A self-styled “grey hat” hacker figured out how to trick Ethereum scaling solution Optimism into effectively printing unlimited Ether earlier this month.
Software engineer Jay Freeman (who goes by Saurik online) didn’t leverage the exploit. Instead, he reported the issue to Optimism’s dev team, who paid him a $2-million bug bounty.
Freeman is probably best known for his work on Cydia, the app store for jailbroken iPhones. However, more recently he’s been looking for bugs on blockchains.
According to a breakdown on Freemans’ website, he discovered the glitch while looking into so-called “nano payment protocols.”
Optimism is one of these protocols. They allow users to send small amounts of crypto with little transactions fees, albeit with security tradeoffs.
Similarly to blockchain bridges like Wormhole, the platform mints alternative Ether tokens that exist only on Optimism’s network.
Users first lock their ETH inside a smart contract as collateral to receive their tokens, which double as IOUs.
These tokens can be then be transacted quicker and cheaper compared to on-chain transactions (almost instantly), which makes Optimism a potential “layer 2” (L2) solution for scaling Ethereum.
When Optimism users want to cash out their IOUs, they must first wait one week before their “real” Ether tokens are released.
Hackers printing fake Ether is bad for real Ether
Freeman discovered a glitch in a section of Optimism’s code which forces smart contracts to delete themselves and return related Ether to the sender.
Optimism’s “SELFDESTRUCT” function returned crypto to the sender but kept their related off-chain Ether IOUs.
This could be exploited to trick smart contracts into looping through the glitch — thus minting infinite “layer 2” crypto.
The Ether created by the bug was counterfeit but Freeman suggested it could wreak havoc across the wider crypto ecosystem.

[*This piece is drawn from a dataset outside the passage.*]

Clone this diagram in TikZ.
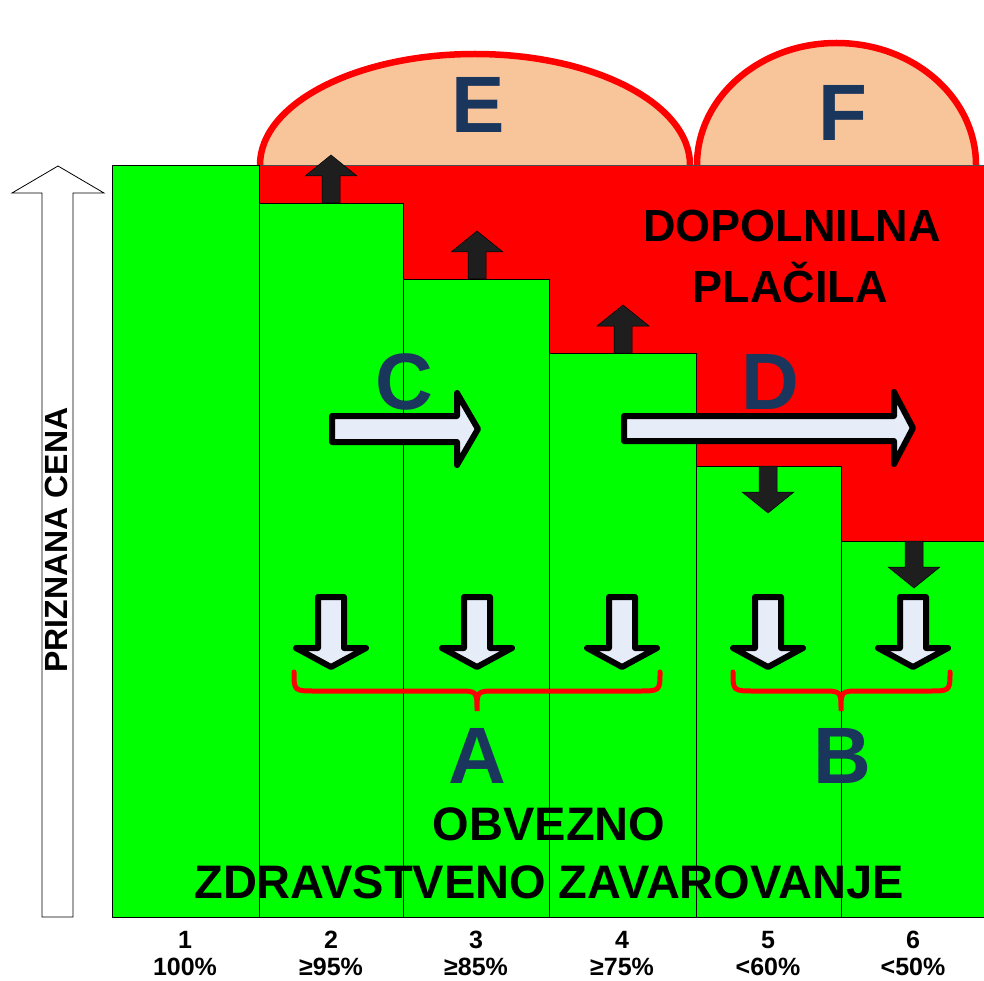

“With your unbounded supply of IOUs, you could go to every decentralized exchange running on the L2 and mess with their economies, buying up vast quantities of other tokens while devaluing the chain’s own currency,” wrote Freeman.
These security flaws are known as overflow bugs. Back in 2010 (when Bitcoin was still a baby), someone exploited the code to mint 184 billion BTC.
It took a soft fork to reset the blockchain and return it to its hardcoded limit of 21 million BTC, as Satoshi Nakamoto intended.
Others knew about the glitch
Interestingly, Freeman said someone from Ethereum blockchain explorer Etherscan had stumbled across the bug before, on Christmas Eve last year, but may not have realized its potential.
“It frankly felt like someone had noticed the bug — seeing that Etherscan left the balance in place after the contract was destroyed — and even played with it a bit but hadn’t realized it was exploitable.”
Freeman believes that the “high stakes” nature of crypto means bugs that undermine security shouldn’t make it to deployment in the first place.
Freeman noted that he sometimes “balks” at assisting blockchain projects with “basic issues of decentralization or security,” as those core tenets of the technology which “can’t be afterthoughts.”
“This stuff is too important to be releasing quickly and adjusting the design in the field,” he wrote (our emphasis).
“And yet, we see crypto project after crypto project trying to externalize the cost of their core design to people being only indirectly compensated, rather than building a team around mathematicians, economists, and security experts.”